Understanding the Variables and Their Impact
- FPM (Feet Per Minute): This is the linear speed – the rate at which a point on the object's surface travels in feet per minute. A higher FPM indicates a faster linear speed.
- Diameter (Inches): The diameter directly impacts the circumference. A larger diameter means a longer distance covered per revolution, resulting in a lower RPM for the same FPM. A smaller diameter results in a higher RPM.
How to Calculate RPM from FPM with Radius Instead of Diameter?
The formula can also be expressed using the radius (half the diameter):
RPM = (FPM × 12) / (2π × Radius)
Using the same example as above, with a radius of 3 inches:
RPM = (60 FPM × 12 inches/foot) / (2π × 3 inches) RPM ≈ 38.2 RPM
The result is identical, demonstrating the interchangeability of diameter and radius in the calculation.
What is the relationship between surface speed and RPM?
Surface speed (FPM) and RPM are directly related through the circumference of the rotating object. A larger circumference for a given RPM results in a higher surface speed. Conversely, maintaining the same surface speed requires a lower RPM for a larger circumference. This relationship is crucial in various applications, including selecting the correct pulley size for a specific conveyor belt speed or determining the motor speed needed for a particular process.

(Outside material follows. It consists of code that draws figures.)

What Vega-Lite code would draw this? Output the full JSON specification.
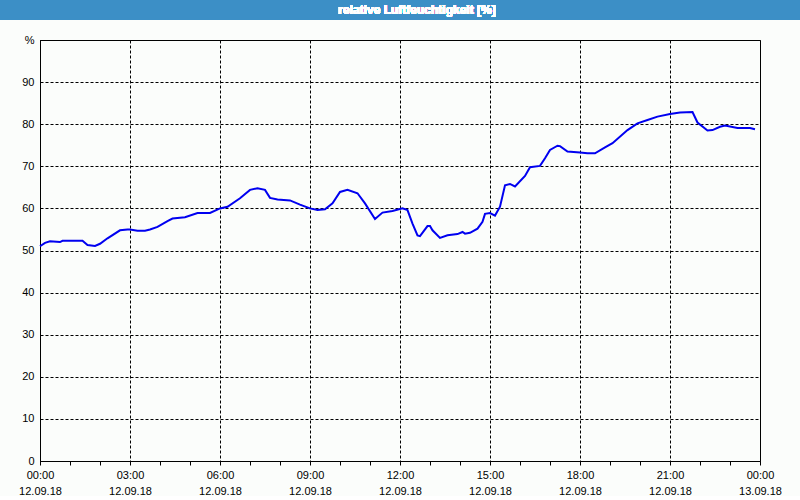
{
  "$schema": "https://vega.github.io/schema/vega-lite/v6.json",
  "background": "#fbfdfb",
  "padding": 0,
  "width": 720,
  "height": 421,
  "view": {"stroke": "#000000", "strokeWidth": 1},
  "config": {"font": "Liberation Sans"},
  "data": {"values": [
    {"time": "2018-09-12T00:00:00Z", "rh": 51.0},
    {"time": "2018-09-12T00:10:00Z", "rh": 51.8},
    {"time": "2018-09-12T00:20:00Z", "rh": 52.2},
    {"time": "2018-09-12T00:40:00Z", "rh": 52.0},
    {"time": "2018-09-12T00:45:00Z", "rh": 52.3},
    {"time": "2018-09-12T01:25:00Z", "rh": 52.3},
    {"time": "2018-09-12T01:35:00Z", "rh": 51.3},
    {"time": "2018-09-12T01:50:00Z", "rh": 51.1},
    {"time": "2018-09-12T02:00:00Z", "rh": 51.6},
    {"time": "2018-09-12T02:15:00Z", "rh": 52.9},
    {"time": "2018-09-12T02:40:00Z", "rh": 54.8},
    {"time": "2018-09-12T02:55:00Z", "rh": 55.0},
    {"time": "2018-09-12T03:00:00Z", "rh": 55.0},
    {"time": "2018-09-12T03:15:00Z", "rh": 54.7},
    {"time": "2018-09-12T03:30:00Z", "rh": 54.7},
    {"time": "2018-09-12T03:40:00Z", "rh": 55.0},
    {"time": "2018-09-12T03:55:00Z", "rh": 55.6},
    {"time": "2018-09-12T04:15:00Z", "rh": 57.0},
    {"time": "2018-09-12T04:25:00Z", "rh": 57.6},
    {"time": "2018-09-12T04:50:00Z", "rh": 57.9},
    {"time": "2018-09-12T05:15:00Z", "rh": 58.9},
    {"time": "2018-09-12T05:40:00Z", "rh": 58.9},
    {"time": "2018-09-12T06:00:00Z", "rh": 60.0},
    {"time": "2018-09-12T06:15:00Z", "rh": 60.4},
    {"time": "2018-09-12T06:40:00Z", "rh": 62.4},
    {"time": "2018-09-12T07:00:00Z", "rh": 64.4},
    {"time": "2018-09-12T07:15:00Z", "rh": 64.8},
    {"time": "2018-09-12T07:30:00Z", "rh": 64.4},
    {"time": "2018-09-12T07:40:00Z", "rh": 62.5},
    {"time": "2018-09-12T07:55:00Z", "rh": 62.1},
    {"time": "2018-09-12T08:20:00Z", "rh": 61.9},
    {"time": "2018-09-12T08:40:00Z", "rh": 60.9},
    {"time": "2018-09-12T09:00:00Z", "rh": 60.0},
    {"time": "2018-09-12T09:15:00Z", "rh": 59.6},
    {"time": "2018-09-12T09:30:00Z", "rh": 59.8},
    {"time": "2018-09-12T09:45:00Z", "rh": 61.2},
    {"time": "2018-09-12T10:00:00Z", "rh": 63.9},
    {"time": "2018-09-12T10:15:00Z", "rh": 64.4},
    {"time": "2018-09-12T10:35:00Z", "rh": 63.6},
    {"time": "2018-09-12T10:50:00Z", "rh": 61.2},
    {"time": "2018-09-12T11:10:00Z", "rh": 57.5},
    {"time": "2018-09-12T11:25:00Z", "rh": 59.0},
    {"time": "2018-09-12T11:45:00Z", "rh": 59.4},
    {"time": "2018-09-12T12:05:00Z", "rh": 60.0},
    {"time": "2018-09-12T12:15:00Z", "rh": 59.6},
    {"time": "2018-09-12T12:25:00Z", "rh": 56.4},
    {"time": "2018-09-12T12:35:00Z", "rh": 53.6},
    {"time": "2018-09-12T12:40:00Z", "rh": 53.4},
    {"time": "2018-09-12T12:55:00Z", "rh": 55.8},
    {"time": "2018-09-12T13:00:00Z", "rh": 55.8},
    {"time": "2018-09-12T13:05:00Z", "rh": 54.8},
    {"time": "2018-09-12T13:20:00Z", "rh": 53.0},
    {"time": "2018-09-12T13:35:00Z", "rh": 53.6},
    {"time": "2018-09-12T13:55:00Z", "rh": 53.9},
    {"time": "2018-09-12T14:05:00Z", "rh": 54.4},
    {"time": "2018-09-12T14:10:00Z", "rh": 54.0},
    {"time": "2018-09-12T14:20:00Z", "rh": 54.2},
    {"time": "2018-09-12T14:35:00Z", "rh": 55.2},
    {"time": "2018-09-12T14:45:00Z", "rh": 56.8},
    {"time": "2018-09-12T14:50:00Z", "rh": 58.7},
    {"time": "2018-09-12T15:00:00Z", "rh": 58.9},
    {"time": "2018-09-12T15:10:00Z", "rh": 58.3},
    {"time": "2018-09-12T15:20:00Z", "rh": 60.4},
    {"time": "2018-09-12T15:30:00Z", "rh": 65.5},
    {"time": "2018-09-12T15:40:00Z", "rh": 65.8},
    {"time": "2018-09-12T15:50:00Z", "rh": 65.2},
    {"time": "2018-09-12T16:10:00Z", "rh": 67.7},
    {"time": "2018-09-12T16:20:00Z", "rh": 69.8},
    {"time": "2018-09-12T16:40:00Z", "rh": 70.1},
    {"time": "2018-09-12T16:50:00Z", "rh": 71.9},
    {"time": "2018-09-12T17:00:00Z", "rh": 73.9},
    {"time": "2018-09-12T17:15:00Z", "rh": 74.9},
    {"time": "2018-09-12T17:20:00Z", "rh": 74.8},
    {"time": "2018-09-12T17:35:00Z", "rh": 73.5},
    {"time": "2018-09-12T18:00:00Z", "rh": 73.3},
    {"time": "2018-09-12T18:15:00Z", "rh": 73.1},
    {"time": "2018-09-12T18:30:00Z", "rh": 73.1},
    {"time": "2018-09-12T18:50:00Z", "rh": 74.5},
    {"time": "2018-09-12T19:05:00Z", "rh": 75.5},
    {"time": "2018-09-12T19:35:00Z", "rh": 78.6},
    {"time": "2018-09-12T19:55:00Z", "rh": 80.2},
    {"time": "2018-09-12T20:15:00Z", "rh": 81.0},
    {"time": "2018-09-12T20:35:00Z", "rh": 81.8},
    {"time": "2018-09-12T21:00:00Z", "rh": 82.4},
    {"time": "2018-09-12T21:20:00Z", "rh": 82.8},
    {"time": "2018-09-12T21:45:00Z", "rh": 82.9},
    {"time": "2018-09-12T21:55:00Z", "rh": 80.4},
    {"time": "2018-09-12T22:15:00Z", "rh": 78.5},
    {"time": "2018-09-12T22:25:00Z", "rh": 78.6},
    {"time": "2018-09-12T22:40:00Z", "rh": 79.4},
    {"time": "2018-09-12T22:50:00Z", "rh": 79.7},
    {"time": "2018-09-12T23:15:00Z", "rh": 79.1},
    {"time": "2018-09-12T23:40:00Z", "rh": 79.1},
    {"time": "2018-09-12T23:50:00Z", "rh": 78.8}
  ]},
  "layer": [
    {
      "mark": {"type": "line", "color": "#0000f0", "strokeWidth": 2},
      "encoding": {
        "x": {
          "field": "time",
          "type": "temporal",
          "scale": {"type": "utc", "domain": [{"year": 2018, "month": 9, "date": 12, "hours": 0, "utc": true}, {"year": 2018, "month": 9, "date": 13, "hours": 0, "utc": true}], "nice": false},
          "axis": {
            "title": null,
            "tickCount": 24,
            "labelExpr": "utchours(datum.value) % 3 == 0 ? [utcFormat(datum.value, '%H:%M'), utcFormat(datum.value, '%d.%m.%y')] : ''",
            "labelOverlap": false,
            "labelFlush": false,
            "labelFontSize": 11,
            "labelColor": "#000000",
            "labelLineHeight": 16,
            "labelPadding": 4,
            "tickSize": 4,
            "tickColor": "#000000",
            "domainColor": "#000000",
            "grid": true,
            "gridColor": "#000000",
            "gridDash": [3, 2],
            "gridOpacity": {"condition": {"test": "utchours(datum.value) % 3 == 0", "value": 1}, "value": 0}
          }
        },
        "y": {
          "field": "rh",
          "type": "quantitative",
          "scale": {"domain": [0, 100], "nice": false},
          "axis": {
            "title": null,
            "values": [0,5,10,15,20,25,30,35,40,45,50,55,60,65,70,75,80,85,90,95,100],
            "labelExpr": "datum.value == 100 ? '%' : datum.label",
            "labelFontSize": 11,
            "labelColor": "#000000",
            "labelPadding": 6,
            "ticks": false,
            "domainColor": "#000000",
            "minExtent": 40,
            "maxExtent": 40,
            "grid": true,
            "gridColor": "#000000",
            "gridDash": [3, 2]
          }
        }
      }
    },
    {
      "mark": {"type": "rect", "color": "#3c8fc6", "clip": false},
      "encoding": {
        "x": {"datum": {"year": 2018, "month": 9, "date": 11, "hours": 22, "minutes": 40, "utc": true}, "type": "temporal", "title": null},
        "x2": {"datum": {"year": 2018, "month": 9, "date": 13, "hours": 1, "minutes": 20, "utc": true}},
        "y": {"datum": 109.5, "type": "quantitative", "title": null},
        "y2": {"datum": 104.75}
      }
    },
    {
      "mark": {"type": "text", "color": "#ffffff", "fontWeight": "bold", "fontSize": 12, "baseline": "middle", "align": "center", "clip": false},
      "encoding": {
        "x": {"datum": {"year": 2018, "month": 9, "date": 12, "hours": 12, "minutes": 34, "utc": true}, "type": "temporal", "title": null},
        "y": {"datum": 107.1, "type": "quantitative", "title": null},
        "text": {"value": "relative Luftfeuchtigkeit [%]"}
      }
    }
  ]
}
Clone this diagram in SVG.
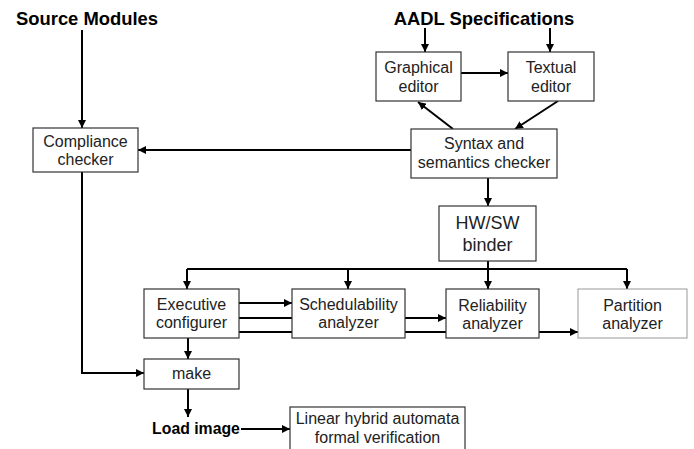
<svg xmlns="http://www.w3.org/2000/svg" width="694" height="449" viewBox="0 0 694 449">
<style>
.box{fill:#fff;stroke:#333;stroke-width:1.2}
.light{fill:#fff;stroke:#999;stroke-width:1}
.t{font-family:"Liberation Sans",Arial,sans-serif;font-size:16px;fill:#222;text-anchor:middle}
.big{font-size:18px}
.h{font-family:"Liberation Sans",Arial,sans-serif;font-weight:bold;fill:#000}
.c{fill:none;stroke:#000;stroke-width:2}
.a{marker-end:url(#ah)}
</style>
<defs>
<marker id="ah" markerUnits="userSpaceOnUse" markerWidth="8" markerHeight="8" refX="8" refY="4" orient="auto">
<path d="M0,0 L8,4 L0,8 z" fill="#000"/>
</marker>
</defs>
<rect width="694" height="449" fill="#fff"/>
<g id="labels">
<text class="h" x="16" y="25" font-size="18.4">Source Modules</text>
<text class="h" x="484" y="25" font-size="18.4" text-anchor="middle">AADL Specifications</text>
<text class="h" x="196" y="434" font-size="15.8" text-anchor="middle">Load image</text>
</g>
<g id="connectors">
<path class="c a" d="M82,30 L82,128"/>
<path class="c a" d="M425,28 L425,52"/>
<path class="c a" d="M550,28 L550,52"/>
<path class="c a" d="M461,73 L508,73"/>
<path class="c a" d="M453,129 L418,102"/>
<path class="c a" d="M558,101 L515,129"/>
<path class="c a" d="M411,150 L138,150"/>
<path class="c a" d="M488,178 L488,206"/>
<path class="c a" d="M488,261 L488,289"/>
<path class="c" d="M187,269 L627,269"/>
<path class="c a" d="M187,269 L187,289"/>
<path class="c a" d="M348,269 L348,289"/>
<path class="c a" d="M627,269 L627,289"/>
<path class="c a" d="M239,303 L292,303"/>
<path class="c" d="M239,318 L292,318"/>
<path class="c" d="M239,332 L292,332"/>
<path class="c a" d="M405,318 L446,318"/>
<path class="c" d="M405,332 L446,332"/>
<path class="c a" d="M539,332 L578,332"/>
<path class="c a" d="M188,338 L188,359"/>
<path class="c a" d="M82,172 L82,373 L144,373"/>
<path class="c a" d="M188,389 L188,417"/>
<path class="c a" d="M241,429 L290,429"/>
</g>
<g id="compliance">
<rect class="box" x="33" y="128" width="105" height="44"/>
<text class="t" x="85.5" y="147">Compliance</text>
<text class="t" x="85.5" y="165">checker</text>
</g>
<g id="graphical">
<rect class="box" x="376" y="52" width="85" height="49"/>
<text class="t" x="418.5" y="73">Graphical</text>
<text class="t" x="418.5" y="92">editor</text>
</g>
<g id="textual">
<rect class="box" x="508" y="52" width="86" height="49"/>
<text class="t" x="551" y="73">Textual</text>
<text class="t" x="551" y="92">editor</text>
</g>
<g id="syntax">
<rect class="box" x="411" y="129" width="146" height="49"/>
<text class="t" x="484" y="149">Syntax and</text>
<text class="t" x="484" y="168">semantics checker</text>
</g>
<g id="hwsw">
<rect class="box" x="439" y="206" width="97" height="55"/>
<text class="t big" x="487.5" y="229">HW/SW</text>
<text class="t big" x="487.5" y="251">binder</text>
</g>
<g id="executive">
<rect class="box" x="144" y="289" width="95" height="49"/>
<text class="t" x="191.5" y="310">Executive</text>
<text class="t" x="191.5" y="328">configurer</text>
</g>
<g id="schedulability">
<rect class="box" x="292" y="289" width="113" height="49"/>
<text class="t" x="348.5" y="310">Schedulability</text>
<text class="t" x="348.5" y="328">analyzer</text>
</g>
<g id="reliability">
<rect class="box" x="446" y="289" width="93" height="49"/>
<text class="t" x="492.5" y="311">Reliability</text>
<text class="t" x="492.5" y="329">analyzer</text>
</g>
<g id="partition">
<rect class="light" x="578" y="289" width="109" height="49"/>
<text class="t" x="632.5" y="311">Partition</text>
<text class="t" x="632.5" y="329">analyzer</text>
</g>
<g id="make">
<rect class="box" x="144" y="359" width="95" height="30"/>
<text class="t" x="191.5" y="379">make</text>
</g>
<g id="linear">
<rect class="box" x="290" y="407" width="175" height="50"/>
<text class="t" x="377.5" y="424">Linear hybrid automata</text>
<text class="t" x="377.5" y="443">formal verification</text>
</g>
</svg>
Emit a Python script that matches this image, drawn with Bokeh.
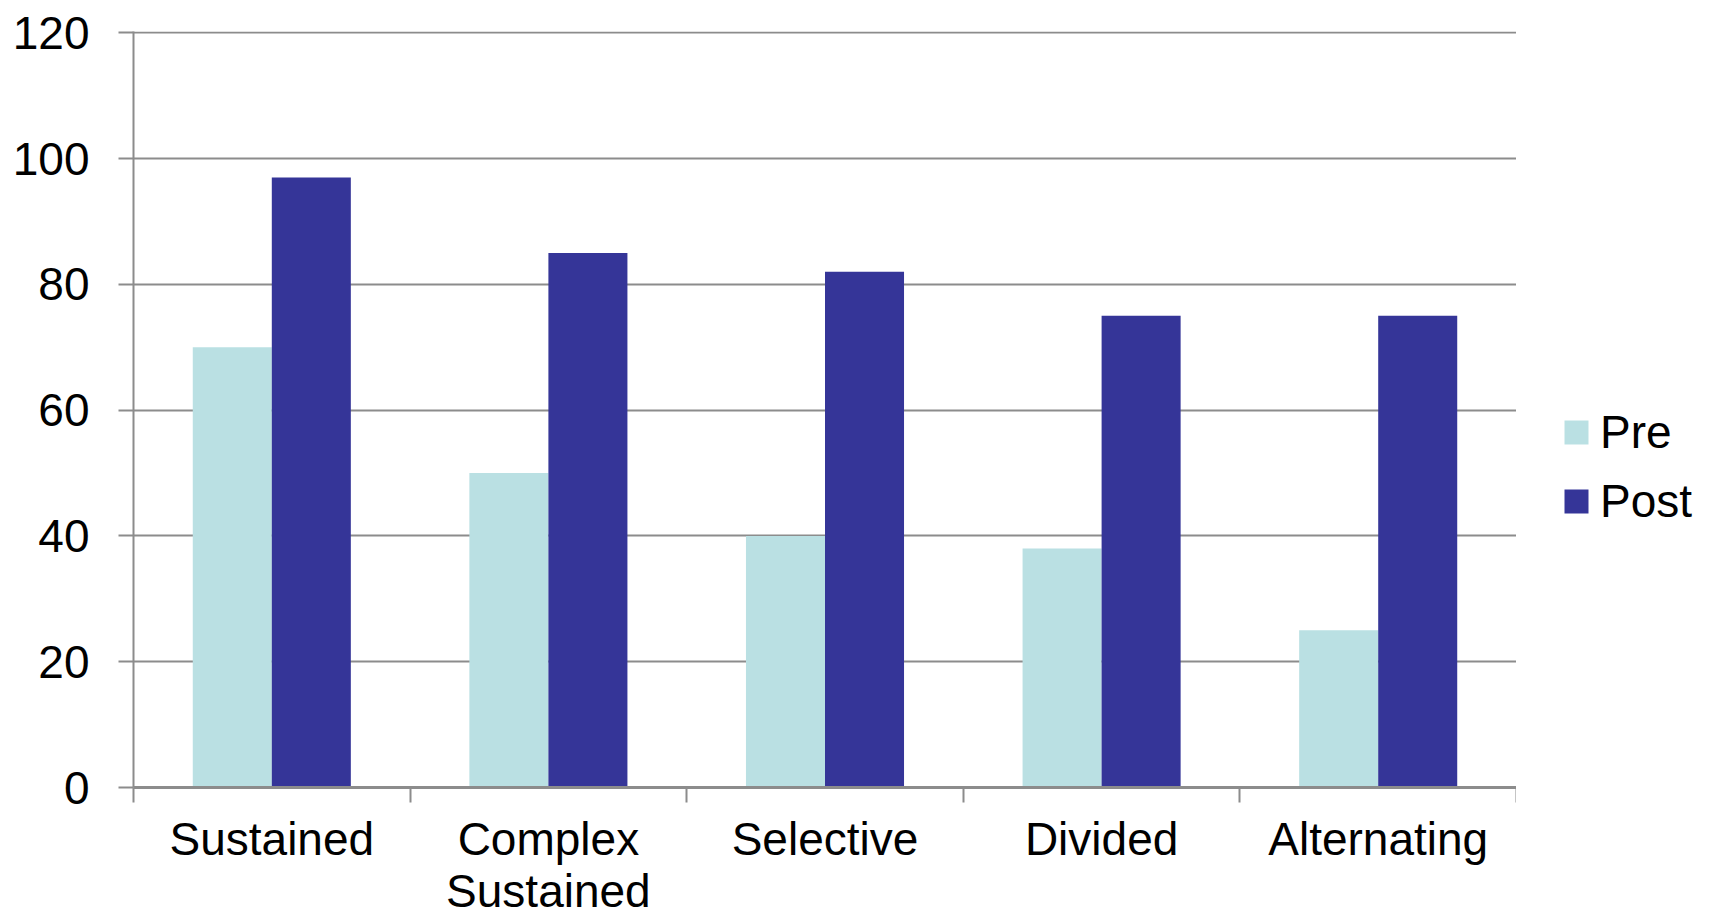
from bokeh.plotting import figure
from bokeh.models import FixedTicker, Legend, LegendItem, ColumnDataSource
from bokeh.layouts import row
from bokeh.transform import dodge
from bokeh.embed import file_html
from bokeh.resources import INLINE

categories = ["Sustained", "Complex\nSustained", "Selective", "Divided", "Alternating"]
pre = [70, 50, 40, 38, 25]
post = [97, 85, 82, 75, 75]
y_ticks = [0, 20, 40, 60, 80, 100, 120]
series_names = ["Pre", "Post"]

PRE_COLOR = "#BAE0E3"
POST_COLOR = "#353598"
GRID = "#8C8C8C"
FONT = "Liberation Sans"

centers = [i + 0.5 for i in range(len(categories))]
src = ColumnDataSource(dict(x=centers, pre=pre, post=post))

bw = 1 / 3.5

p = figure(width=1516, height=919, x_range=(0, len(categories)), y_range=(0, 120.2),
           output_backend="svg", toolbar_location=None,
           min_border_left=133, min_border_right=0, min_border_top=31, min_border_bottom=132)
p.outline_line_color = None
p.background_fill_color = "white"
p.border_fill_color = "white"

p.vbar(x=dodge("x", -bw / 2, range=p.x_range), top="pre", width=bw, source=src,
       fill_color=PRE_COLOR, line_color=None)
p.vbar(x=dodge("x", bw / 2, range=p.x_range), top="post", width=bw, source=src,
       fill_color=POST_COLOR, line_color=None)

# x axis
p.xaxis.ticker = FixedTicker(ticks=centers, minor_ticks=list(range(len(categories) + 1)))
p.xaxis.major_label_overrides = {c: lab for c, lab in zip(centers, categories)}
p.xaxis.major_tick_out = 0
p.xaxis.major_tick_in = 0
p.xaxis.minor_tick_out = 15
p.xaxis.minor_tick_in = 0
p.xaxis.minor_tick_line_color = GRID
p.xaxis.minor_tick_line_width = 2
p.xaxis.axis_line_color = GRID
p.xaxis.axis_line_width = 3
p.xaxis.major_label_text_font = FONT
p.xaxis.major_label_text_font_size = "46px"
p.xaxis.major_label_text_line_height = 1.0
p.xaxis.major_label_text_color = "black"
p.xaxis.major_label_standoff = 10
p.xgrid.grid_line_color = None

# y axis
p.yaxis.ticker = FixedTicker(ticks=y_ticks)
p.yaxis.major_tick_out = 15
p.yaxis.major_tick_in = 0
p.yaxis.minor_tick_line_color = None
p.yaxis.major_tick_line_color = GRID
p.yaxis.major_tick_line_width = 2
p.yaxis.axis_line_color = GRID
p.yaxis.axis_line_width = 2
p.yaxis.major_label_text_font = FONT
p.yaxis.major_label_text_font_size = "46px"
p.yaxis.major_label_text_color = "black"
p.yaxis.major_label_standoff = 29
p.ygrid.grid_line_color = GRID
p.ygrid.grid_line_width = 2

# legend panel (separate figure to the right of the chart)
lg = figure(width=193, height=919, x_range=(0, len(categories)), y_range=(0, 120),
            output_backend="svg", toolbar_location=None,
            min_border_left=0, min_border_right=0, min_border_top=0, min_border_bottom=0)
lg.axis.visible = False
lg.grid.grid_line_color = None
lg.outline_line_color = None
lg.border_fill_color = "white"
k_pre = lg.vbar(x="x", top="pre", width=bw, source=src, fill_color=PRE_COLOR,
                line_color=None, visible=False)
k_post = lg.vbar(x="x", top="post", width=bw, source=src, fill_color=POST_COLOR,
                 line_color=None, visible=False)

legend = Legend(items=[LegendItem(label=series_names[0], renderers=[k_pre]),
                       LegendItem(label=series_names[1], renderers=[k_post])],
                location=(45, 259))
legend.glyph_width = 30
legend.glyph_height = 30
legend.label_text_font = FONT
legend.label_text_font_size = "46px"
legend.label_text_color = "black"
legend.label_standoff = 9
legend.spacing = 15
legend.padding = 0
legend.margin = 0
legend.border_line_color = None
legend.background_fill_alpha = 0
legend.inactive_fill_alpha = 0
lg.add_layout(legend, "center")

layout = row(p, lg)
open("out.html", "w").write(file_html(layout, INLINE))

How do I convert RPM to FPM?
To reverse the calculation and find FPM from RPM, simply rearrange the formula:
FPM = (RPM × π × Diameter) / 12
or using the radius:
FPM = (RPM × 2π × Radius) / 12
This guide provides a comprehensive understanding of converting FPM to RPM and vice-versa, crucial for various engineering and industrial applications. Remember to always double-check your measurements and units to ensure accuracy.